On Tuesday, the White House released a report on school safety that recommends, among other things, that the Department of Education get rid of guidance issued by the Obama administration relating to school discipline. The report of the Federal Commission on School Safety, created by President Trump and led by Education Secretary Betsy DeVos, also called for schools and states to consider a long list of other actions aimed at making schools more safe.
Many have been expecting the Trump administration to scrap Obama-era guidance on school discipline, which had been aimed at reducing the number of suspensions and expulsions, especially for students of color.
That guidance, which came in a Dear Colleague letter, warned schools that they might be breaking the law if they adopt a discipline policy which “is neutral on its face—meaning that the policy itself does not mention race—and is administered in an evenhanded manner but has a disparate impact, i.e., a disproportionate and unjustified effect on students of a particular race.”
Earlier this year, Education Next published a forum on whether the Trump administration should retain, revise, or rescind the guidance developed by the Obama administration on school discipline.

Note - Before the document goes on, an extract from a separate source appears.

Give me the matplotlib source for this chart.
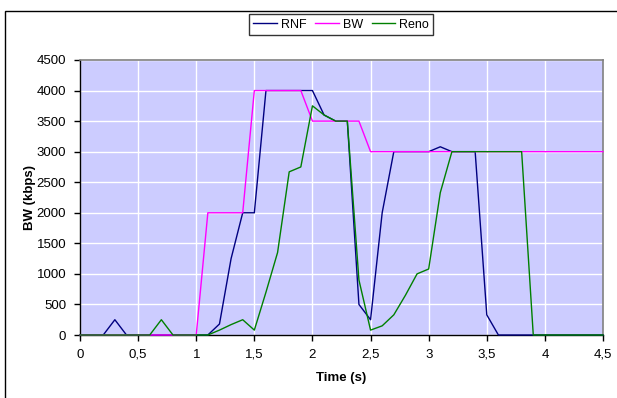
import matplotlib.pyplot as plt
from matplotlib.patches import Rectangle

plt.rcParams['font.family'] = ['Liberation Sans', 'DejaVu Sans']

# time axis (s), one sample every 0.1 s
time = [0.0, 0.1, 0.2, 0.3, 0.4, 0.5, 0.6, 0.7, 0.8, 0.9,
        1.0, 1.1, 1.2, 1.3, 1.4, 1.5, 1.6, 1.7, 1.8, 1.9,
        2.0, 2.1, 2.2, 2.3, 2.4, 2.5, 2.6, 2.7, 2.8, 2.9,
        3.0, 3.1, 3.2, 3.3, 3.4, 3.5, 3.6, 3.7, 3.8, 3.9,
        4.0, 4.1, 4.2, 4.3, 4.4, 4.5]

# bandwidth series (kbps)
rnf = [0, 0, 0, 250, 0, 0, 0, 0, 0, 0,
       0, 0, 180, 1250, 2000, 2000, 4000, 4000, 4000, 4000,
       4000, 3600, 3500, 3500, 500, 250, 2000, 3000, 3000, 3000,
       3000, 3080, 3000, 3000, 3000, 330, 0, 0, 0, 0,
       0, 0, 0, 0, 0, 0]
bw = [0, 0, 0, 0, 0, 0, 0, 0, 0, 0,
      0, 2000, 2000, 2000, 2000, 4000, 4000, 4000, 4000, 4000,
      3500, 3500, 3500, 3500, 3500, 3000, 3000, 3000, 3000, 3000,
      3000, 3000, 3000, 3000, 3000, 3000, 3000, 3000, 3000, 3000,
      3000, 3000, 3000, 3000, 3000, 3000]
reno = [0, 0, 0, 0, 0, 0, 0, 250, 0, 0,
        0, 0, 80, 170, 250, 80, 700, 1350, 2670, 2750,
        3750, 3600, 3500, 3500, 900, 80, 150, 330, 650, 1000,
        1080, 2330, 3000, 3000, 3000, 3000, 3000, 3000, 3000, 0,
        0, 0, 0, 0, 0, 0]

xticks = [0, 0.5, 1, 1.5, 2, 2.5, 3, 3.5, 4, 4.5]
xticklabels = ['0', '0,5', '1', '1,5', '2', '2,5', '3', '3,5', '4', '4,5']
yticks = [0, 500, 1000, 1500, 2000, 2500, 3000, 3500, 4000, 4500]

fig = plt.figure(figsize=(6.17, 3.98), dpi=100)
fig.patch.set_facecolor('white')
ax = fig.add_axes([80/617, 1 - 335/398, (603-80)/617, (335-60)/398])
ax.set_facecolor('#CCCCFF')

# outer chart frame (runs off the right/bottom edge)
fig.patches.append(Rectangle((5/617, -0.1), 1.2, 1.1 - 11/398, transform=fig.transFigure,
                             fill=False, edgecolor='black', lw=1.0, clip_on=False))

ax.plot(time, rnf, color='#000080', lw=1.0, label='RNF', clip_on=False, zorder=3)
ax.plot(time, bw, color='#FF00FF', lw=1.0, label='BW', clip_on=False, zorder=4)
ax.plot(time, reno, color='#008000', lw=1.0, label='Reno', clip_on=False, zorder=5)

ax.set_xlim(0, 4.5)
ax.set_ylim(0, 4500)
ax.set_xticks(xticks)
ax.set_xticklabels(xticklabels)
ax.set_yticks(yticks)
ax.grid(True, color='white', lw=1.0)
ax.set_axisbelow(True)
ax.tick_params(direction='out', length=4, width=1, labelsize=9.5, pad=6)

for side in ['top', 'right']:
    ax.spines[side].set_color('#808080')
    ax.spines[side].set_linewidth(1.2)
for side in ['left', 'bottom']:
    ax.spines[side].set_color('black')
    ax.spines[side].set_linewidth(1.0)

ax.set_xlabel('Time (s)', fontsize=9.5, fontweight='bold', labelpad=8)
ax.set_ylabel('BW (kbps)', fontsize=9.5, fontweight='bold', labelpad=0)

leg = fig.legend(loc='center', bbox_to_anchor=(341/617, 1 - 24.5/398), ncol=3,
                 fontsize=9, frameon=True, fancybox=False, handlelength=1.9,
                 handletextpad=0.3, columnspacing=0.7, borderpad=0.35)
leg.get_frame().set_edgecolor('black')
leg.get_frame().set_linewidth(1.0)

fig.savefig('out.png', dpi=100)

In that debate, Dan Losen of the Civil Rights Project at UCLA argued that the guidance should remain in place in order to eliminate harm from unjustified discipline, and Michael Petrilli of the Thomas B. Fordham Institute made the case that the the guidance is based on an inaccurate understanding of discipline data and amounts to an overreach of federal power.
In an earlier article for Education Next, “Civil Rights Enforcement Gone Haywire,” Richard A. Epstein analyzed the legal reasoning behind the Obama-era guidance on school discipline.